Charts and diagrams as code:
□ □ □ □ □
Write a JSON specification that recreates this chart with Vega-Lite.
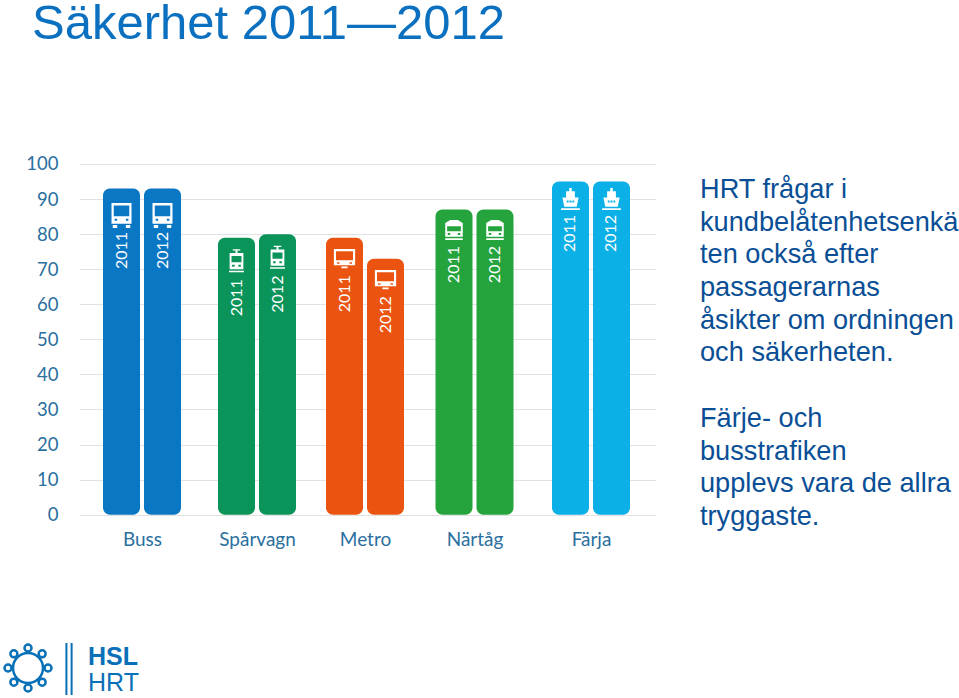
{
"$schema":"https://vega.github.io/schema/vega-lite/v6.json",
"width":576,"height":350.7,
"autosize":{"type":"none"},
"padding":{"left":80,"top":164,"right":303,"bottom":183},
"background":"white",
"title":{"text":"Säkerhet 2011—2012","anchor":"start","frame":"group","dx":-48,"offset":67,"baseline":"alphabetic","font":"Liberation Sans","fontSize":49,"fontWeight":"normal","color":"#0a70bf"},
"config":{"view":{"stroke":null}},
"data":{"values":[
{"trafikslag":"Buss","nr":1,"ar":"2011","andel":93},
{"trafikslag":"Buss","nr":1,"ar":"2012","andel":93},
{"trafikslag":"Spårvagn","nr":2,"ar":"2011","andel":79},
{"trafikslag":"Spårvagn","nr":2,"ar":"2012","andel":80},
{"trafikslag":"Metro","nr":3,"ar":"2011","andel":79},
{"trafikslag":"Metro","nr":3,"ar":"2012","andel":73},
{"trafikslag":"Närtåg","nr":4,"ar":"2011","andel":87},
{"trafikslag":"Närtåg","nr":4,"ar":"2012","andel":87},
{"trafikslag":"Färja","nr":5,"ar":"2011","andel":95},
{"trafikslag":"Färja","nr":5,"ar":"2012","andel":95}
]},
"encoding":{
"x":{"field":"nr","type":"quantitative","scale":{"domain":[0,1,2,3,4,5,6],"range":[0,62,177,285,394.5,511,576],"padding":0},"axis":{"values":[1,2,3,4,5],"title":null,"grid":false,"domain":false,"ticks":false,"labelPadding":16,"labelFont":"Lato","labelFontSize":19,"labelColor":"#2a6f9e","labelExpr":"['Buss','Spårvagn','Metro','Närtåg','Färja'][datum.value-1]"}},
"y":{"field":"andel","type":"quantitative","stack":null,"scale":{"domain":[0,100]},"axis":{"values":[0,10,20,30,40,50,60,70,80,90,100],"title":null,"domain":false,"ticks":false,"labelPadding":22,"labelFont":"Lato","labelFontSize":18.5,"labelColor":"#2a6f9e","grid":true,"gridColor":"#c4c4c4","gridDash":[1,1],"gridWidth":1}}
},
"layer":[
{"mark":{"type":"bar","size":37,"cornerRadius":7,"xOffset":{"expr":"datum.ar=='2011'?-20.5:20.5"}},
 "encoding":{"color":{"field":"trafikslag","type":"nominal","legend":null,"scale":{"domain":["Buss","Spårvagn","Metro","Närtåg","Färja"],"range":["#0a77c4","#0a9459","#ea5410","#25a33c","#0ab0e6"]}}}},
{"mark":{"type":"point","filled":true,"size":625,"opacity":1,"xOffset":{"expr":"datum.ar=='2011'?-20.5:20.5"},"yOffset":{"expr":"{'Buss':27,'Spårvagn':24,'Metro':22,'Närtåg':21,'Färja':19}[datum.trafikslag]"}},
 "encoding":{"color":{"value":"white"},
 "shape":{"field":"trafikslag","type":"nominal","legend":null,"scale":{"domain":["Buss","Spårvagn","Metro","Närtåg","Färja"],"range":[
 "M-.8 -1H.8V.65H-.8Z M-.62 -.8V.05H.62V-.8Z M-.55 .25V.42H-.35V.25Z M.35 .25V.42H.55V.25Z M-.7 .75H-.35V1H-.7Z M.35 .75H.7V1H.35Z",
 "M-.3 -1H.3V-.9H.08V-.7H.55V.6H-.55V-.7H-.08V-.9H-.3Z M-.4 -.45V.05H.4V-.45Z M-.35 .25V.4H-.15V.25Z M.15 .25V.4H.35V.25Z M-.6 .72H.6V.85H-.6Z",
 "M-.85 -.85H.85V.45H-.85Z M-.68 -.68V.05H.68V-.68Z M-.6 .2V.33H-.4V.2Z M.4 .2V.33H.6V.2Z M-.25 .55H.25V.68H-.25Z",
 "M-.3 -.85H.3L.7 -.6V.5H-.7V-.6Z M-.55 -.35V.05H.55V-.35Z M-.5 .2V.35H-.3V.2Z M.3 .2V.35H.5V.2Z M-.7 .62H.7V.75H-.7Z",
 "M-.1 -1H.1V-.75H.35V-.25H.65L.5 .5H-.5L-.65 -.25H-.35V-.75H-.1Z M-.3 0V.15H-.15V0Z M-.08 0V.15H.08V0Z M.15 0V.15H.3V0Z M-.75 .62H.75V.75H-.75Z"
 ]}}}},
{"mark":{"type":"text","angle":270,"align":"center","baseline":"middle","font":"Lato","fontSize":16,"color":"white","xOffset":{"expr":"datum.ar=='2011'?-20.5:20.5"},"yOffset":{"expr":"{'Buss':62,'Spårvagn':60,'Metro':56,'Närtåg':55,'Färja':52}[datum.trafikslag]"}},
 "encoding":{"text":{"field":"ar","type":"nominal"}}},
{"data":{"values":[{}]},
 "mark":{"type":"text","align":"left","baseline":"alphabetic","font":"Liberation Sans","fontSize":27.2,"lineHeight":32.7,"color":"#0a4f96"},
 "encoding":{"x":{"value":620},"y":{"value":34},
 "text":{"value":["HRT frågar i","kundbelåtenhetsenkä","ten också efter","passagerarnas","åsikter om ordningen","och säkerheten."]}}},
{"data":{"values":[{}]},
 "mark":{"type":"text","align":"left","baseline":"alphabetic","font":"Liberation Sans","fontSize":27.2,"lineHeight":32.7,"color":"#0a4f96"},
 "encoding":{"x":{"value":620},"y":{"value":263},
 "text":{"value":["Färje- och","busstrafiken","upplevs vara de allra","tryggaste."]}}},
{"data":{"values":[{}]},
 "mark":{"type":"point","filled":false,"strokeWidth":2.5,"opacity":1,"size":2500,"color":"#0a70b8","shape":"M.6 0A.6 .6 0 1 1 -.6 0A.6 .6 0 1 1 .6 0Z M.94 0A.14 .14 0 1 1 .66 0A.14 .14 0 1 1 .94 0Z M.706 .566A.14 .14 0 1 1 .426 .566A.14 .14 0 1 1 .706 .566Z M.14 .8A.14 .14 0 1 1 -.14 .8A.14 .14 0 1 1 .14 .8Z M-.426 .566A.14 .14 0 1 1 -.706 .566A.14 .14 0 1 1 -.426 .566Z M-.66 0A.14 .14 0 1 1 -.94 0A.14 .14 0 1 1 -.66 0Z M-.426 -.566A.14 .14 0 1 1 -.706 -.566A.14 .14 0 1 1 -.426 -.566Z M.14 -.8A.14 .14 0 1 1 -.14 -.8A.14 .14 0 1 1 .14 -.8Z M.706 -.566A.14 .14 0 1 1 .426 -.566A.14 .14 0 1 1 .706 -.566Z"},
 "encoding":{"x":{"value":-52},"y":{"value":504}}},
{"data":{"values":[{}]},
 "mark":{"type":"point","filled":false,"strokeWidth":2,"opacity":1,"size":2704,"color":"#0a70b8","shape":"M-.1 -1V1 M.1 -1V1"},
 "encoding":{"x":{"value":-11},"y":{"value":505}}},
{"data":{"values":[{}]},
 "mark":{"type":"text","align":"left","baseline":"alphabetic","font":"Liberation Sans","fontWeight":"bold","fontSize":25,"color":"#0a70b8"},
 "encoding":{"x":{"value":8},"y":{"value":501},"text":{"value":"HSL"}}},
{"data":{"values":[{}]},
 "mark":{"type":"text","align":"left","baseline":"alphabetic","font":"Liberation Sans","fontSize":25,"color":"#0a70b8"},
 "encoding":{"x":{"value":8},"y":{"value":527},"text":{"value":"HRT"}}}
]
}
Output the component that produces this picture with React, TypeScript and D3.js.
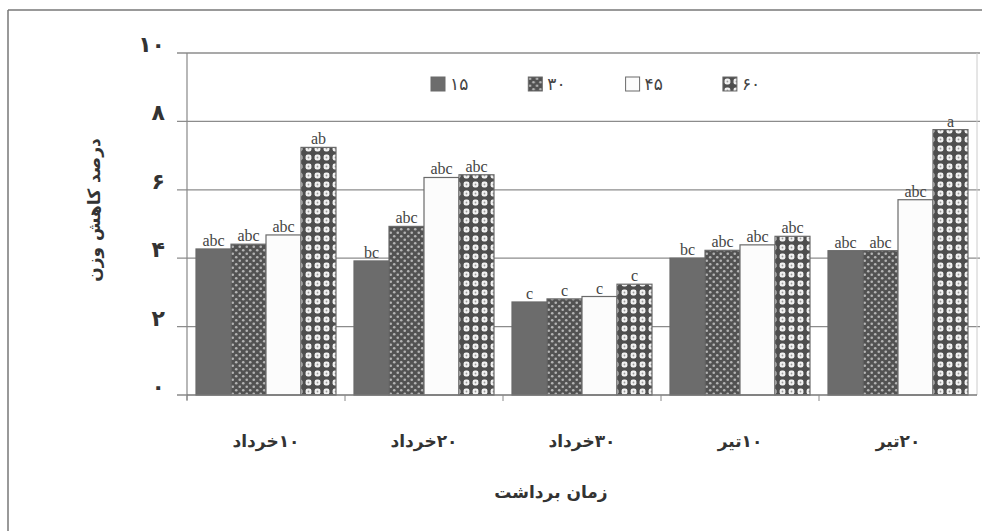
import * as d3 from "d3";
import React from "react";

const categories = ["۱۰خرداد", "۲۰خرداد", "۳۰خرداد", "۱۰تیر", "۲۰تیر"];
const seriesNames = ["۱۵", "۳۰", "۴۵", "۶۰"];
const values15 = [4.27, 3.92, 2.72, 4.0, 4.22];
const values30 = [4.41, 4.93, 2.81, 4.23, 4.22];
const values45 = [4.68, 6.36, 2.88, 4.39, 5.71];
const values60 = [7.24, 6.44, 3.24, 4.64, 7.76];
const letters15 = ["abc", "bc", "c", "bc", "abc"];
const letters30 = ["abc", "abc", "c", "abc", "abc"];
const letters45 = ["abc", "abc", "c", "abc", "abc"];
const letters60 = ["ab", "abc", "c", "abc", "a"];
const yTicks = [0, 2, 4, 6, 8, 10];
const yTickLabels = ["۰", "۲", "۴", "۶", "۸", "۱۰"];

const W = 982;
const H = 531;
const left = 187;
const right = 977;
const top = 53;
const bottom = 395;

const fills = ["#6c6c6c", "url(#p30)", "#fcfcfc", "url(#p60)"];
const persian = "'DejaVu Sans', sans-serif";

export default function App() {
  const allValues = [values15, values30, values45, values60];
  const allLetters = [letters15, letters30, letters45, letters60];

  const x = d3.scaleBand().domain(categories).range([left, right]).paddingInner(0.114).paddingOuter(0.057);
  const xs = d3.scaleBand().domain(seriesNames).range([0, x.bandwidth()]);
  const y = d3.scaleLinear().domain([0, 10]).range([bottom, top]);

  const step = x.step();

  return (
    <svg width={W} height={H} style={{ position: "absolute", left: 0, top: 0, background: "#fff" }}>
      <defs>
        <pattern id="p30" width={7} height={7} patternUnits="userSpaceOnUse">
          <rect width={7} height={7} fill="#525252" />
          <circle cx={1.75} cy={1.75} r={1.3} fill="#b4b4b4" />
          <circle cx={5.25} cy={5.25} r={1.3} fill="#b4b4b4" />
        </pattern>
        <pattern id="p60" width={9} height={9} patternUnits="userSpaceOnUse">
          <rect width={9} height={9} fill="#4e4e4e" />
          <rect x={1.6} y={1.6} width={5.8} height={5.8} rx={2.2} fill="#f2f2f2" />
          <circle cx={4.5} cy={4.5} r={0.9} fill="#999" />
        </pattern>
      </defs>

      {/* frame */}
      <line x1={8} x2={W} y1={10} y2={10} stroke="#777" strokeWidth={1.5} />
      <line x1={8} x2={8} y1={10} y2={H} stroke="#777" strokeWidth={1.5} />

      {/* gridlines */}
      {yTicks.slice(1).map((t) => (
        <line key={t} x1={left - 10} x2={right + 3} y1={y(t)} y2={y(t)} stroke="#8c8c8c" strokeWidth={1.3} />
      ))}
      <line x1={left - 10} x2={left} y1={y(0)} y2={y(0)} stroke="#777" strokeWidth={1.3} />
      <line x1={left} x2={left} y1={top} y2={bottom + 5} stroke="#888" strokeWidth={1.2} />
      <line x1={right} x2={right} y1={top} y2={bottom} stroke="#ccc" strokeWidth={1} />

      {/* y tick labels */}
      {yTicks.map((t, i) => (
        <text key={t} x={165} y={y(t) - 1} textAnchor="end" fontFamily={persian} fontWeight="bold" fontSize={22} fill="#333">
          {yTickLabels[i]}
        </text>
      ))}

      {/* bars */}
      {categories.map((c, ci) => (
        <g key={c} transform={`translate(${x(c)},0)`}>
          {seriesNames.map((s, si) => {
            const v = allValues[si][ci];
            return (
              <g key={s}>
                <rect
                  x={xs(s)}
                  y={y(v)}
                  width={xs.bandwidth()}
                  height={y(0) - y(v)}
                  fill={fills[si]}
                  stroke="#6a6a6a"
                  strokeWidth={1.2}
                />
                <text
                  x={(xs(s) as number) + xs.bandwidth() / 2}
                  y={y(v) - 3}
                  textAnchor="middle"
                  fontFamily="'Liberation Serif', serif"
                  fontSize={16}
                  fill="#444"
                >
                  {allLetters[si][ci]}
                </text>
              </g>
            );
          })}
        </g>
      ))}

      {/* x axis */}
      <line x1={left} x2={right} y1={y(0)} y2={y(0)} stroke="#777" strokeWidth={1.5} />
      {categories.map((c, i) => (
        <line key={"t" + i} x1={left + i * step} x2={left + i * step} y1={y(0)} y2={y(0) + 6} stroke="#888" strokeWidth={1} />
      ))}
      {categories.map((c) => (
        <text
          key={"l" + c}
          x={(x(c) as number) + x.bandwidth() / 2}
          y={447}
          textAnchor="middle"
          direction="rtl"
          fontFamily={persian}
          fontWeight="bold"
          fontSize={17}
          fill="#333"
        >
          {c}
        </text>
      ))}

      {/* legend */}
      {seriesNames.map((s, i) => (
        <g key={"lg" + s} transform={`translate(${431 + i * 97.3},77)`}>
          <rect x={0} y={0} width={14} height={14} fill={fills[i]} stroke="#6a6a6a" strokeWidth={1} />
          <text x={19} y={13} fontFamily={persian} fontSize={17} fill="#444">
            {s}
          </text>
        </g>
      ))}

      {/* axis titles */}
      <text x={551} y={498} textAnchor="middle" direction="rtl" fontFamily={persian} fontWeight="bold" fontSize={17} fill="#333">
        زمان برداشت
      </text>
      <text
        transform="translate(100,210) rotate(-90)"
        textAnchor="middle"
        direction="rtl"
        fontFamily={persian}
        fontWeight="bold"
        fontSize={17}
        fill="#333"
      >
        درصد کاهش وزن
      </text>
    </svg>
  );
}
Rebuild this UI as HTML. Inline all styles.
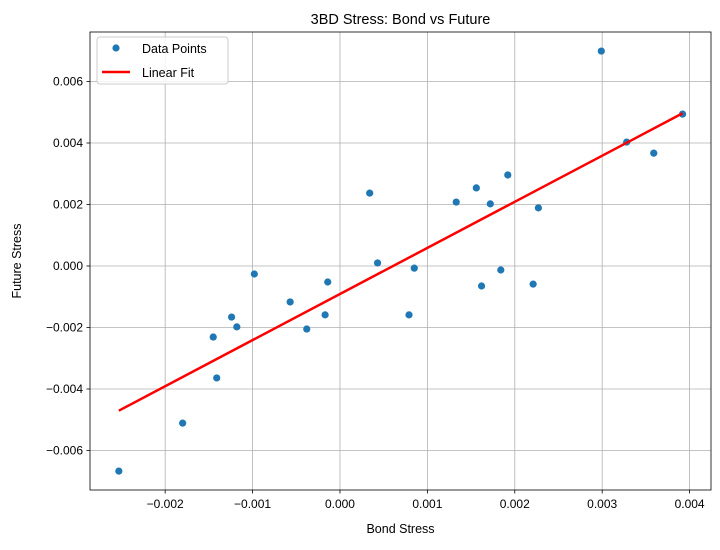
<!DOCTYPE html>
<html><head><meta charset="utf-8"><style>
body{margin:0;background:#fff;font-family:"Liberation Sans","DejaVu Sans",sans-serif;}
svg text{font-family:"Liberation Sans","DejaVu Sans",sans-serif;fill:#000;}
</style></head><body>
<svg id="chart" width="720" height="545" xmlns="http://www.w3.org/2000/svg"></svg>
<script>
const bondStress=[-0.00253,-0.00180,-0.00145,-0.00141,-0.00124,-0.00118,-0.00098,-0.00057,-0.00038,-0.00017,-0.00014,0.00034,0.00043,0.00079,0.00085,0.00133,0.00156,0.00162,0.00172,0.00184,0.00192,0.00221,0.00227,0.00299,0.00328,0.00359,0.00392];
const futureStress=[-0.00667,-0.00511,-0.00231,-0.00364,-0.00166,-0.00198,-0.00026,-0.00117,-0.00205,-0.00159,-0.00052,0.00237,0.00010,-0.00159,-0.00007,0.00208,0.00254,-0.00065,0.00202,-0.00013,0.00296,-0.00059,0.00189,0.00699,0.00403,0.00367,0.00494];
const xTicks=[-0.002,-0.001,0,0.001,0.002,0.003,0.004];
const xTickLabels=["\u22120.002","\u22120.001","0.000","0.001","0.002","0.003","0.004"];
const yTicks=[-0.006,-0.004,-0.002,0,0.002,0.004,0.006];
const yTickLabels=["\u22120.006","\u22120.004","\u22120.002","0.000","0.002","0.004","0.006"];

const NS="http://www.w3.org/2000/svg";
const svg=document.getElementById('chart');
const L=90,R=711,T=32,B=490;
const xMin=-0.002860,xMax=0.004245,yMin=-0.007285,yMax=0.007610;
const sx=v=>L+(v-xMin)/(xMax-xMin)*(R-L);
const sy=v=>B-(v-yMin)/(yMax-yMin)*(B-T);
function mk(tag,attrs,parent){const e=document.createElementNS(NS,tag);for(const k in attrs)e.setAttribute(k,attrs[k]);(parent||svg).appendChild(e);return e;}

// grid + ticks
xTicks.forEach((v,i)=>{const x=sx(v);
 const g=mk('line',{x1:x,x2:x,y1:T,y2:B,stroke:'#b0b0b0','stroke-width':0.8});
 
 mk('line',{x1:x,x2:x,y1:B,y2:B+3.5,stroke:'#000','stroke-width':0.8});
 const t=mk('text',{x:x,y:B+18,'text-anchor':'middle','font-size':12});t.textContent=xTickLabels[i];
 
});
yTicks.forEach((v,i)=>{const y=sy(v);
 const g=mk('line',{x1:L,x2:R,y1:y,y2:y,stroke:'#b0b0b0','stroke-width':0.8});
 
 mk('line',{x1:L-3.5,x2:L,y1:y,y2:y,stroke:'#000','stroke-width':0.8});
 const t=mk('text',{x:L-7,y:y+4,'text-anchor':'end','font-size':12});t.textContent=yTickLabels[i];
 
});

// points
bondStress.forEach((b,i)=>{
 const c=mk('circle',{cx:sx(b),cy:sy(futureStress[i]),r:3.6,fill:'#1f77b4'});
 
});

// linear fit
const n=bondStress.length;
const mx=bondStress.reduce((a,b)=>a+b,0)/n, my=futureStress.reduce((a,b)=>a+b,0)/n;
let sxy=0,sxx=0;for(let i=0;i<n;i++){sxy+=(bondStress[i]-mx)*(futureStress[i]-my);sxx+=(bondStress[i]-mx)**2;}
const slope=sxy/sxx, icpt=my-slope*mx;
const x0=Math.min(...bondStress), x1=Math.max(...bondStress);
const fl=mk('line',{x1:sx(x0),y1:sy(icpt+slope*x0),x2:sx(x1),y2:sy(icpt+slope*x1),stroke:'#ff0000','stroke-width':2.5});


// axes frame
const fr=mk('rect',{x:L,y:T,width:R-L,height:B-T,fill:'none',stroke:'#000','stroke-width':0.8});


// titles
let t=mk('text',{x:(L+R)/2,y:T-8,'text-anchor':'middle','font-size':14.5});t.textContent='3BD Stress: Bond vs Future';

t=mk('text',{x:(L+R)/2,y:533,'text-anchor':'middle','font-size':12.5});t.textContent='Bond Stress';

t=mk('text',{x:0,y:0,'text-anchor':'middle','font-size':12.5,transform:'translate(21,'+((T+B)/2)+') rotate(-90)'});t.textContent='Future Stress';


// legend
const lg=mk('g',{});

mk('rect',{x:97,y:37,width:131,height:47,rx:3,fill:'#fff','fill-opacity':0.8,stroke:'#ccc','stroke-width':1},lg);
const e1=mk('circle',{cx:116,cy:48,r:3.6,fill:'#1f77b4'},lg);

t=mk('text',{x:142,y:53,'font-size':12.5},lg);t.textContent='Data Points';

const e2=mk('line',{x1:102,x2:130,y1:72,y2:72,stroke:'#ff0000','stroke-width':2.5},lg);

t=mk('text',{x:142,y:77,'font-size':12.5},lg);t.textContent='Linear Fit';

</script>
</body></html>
□ □ □ □ □
• WRITTEN PROBLEM: Examine the records and pull out every line where the string "with" occurs.

• IN RESPONSE:
Write a JSON specification that recreates this chart with Vega-Lite.
Output the component that produces this picture with React, TypeScript and D3.js.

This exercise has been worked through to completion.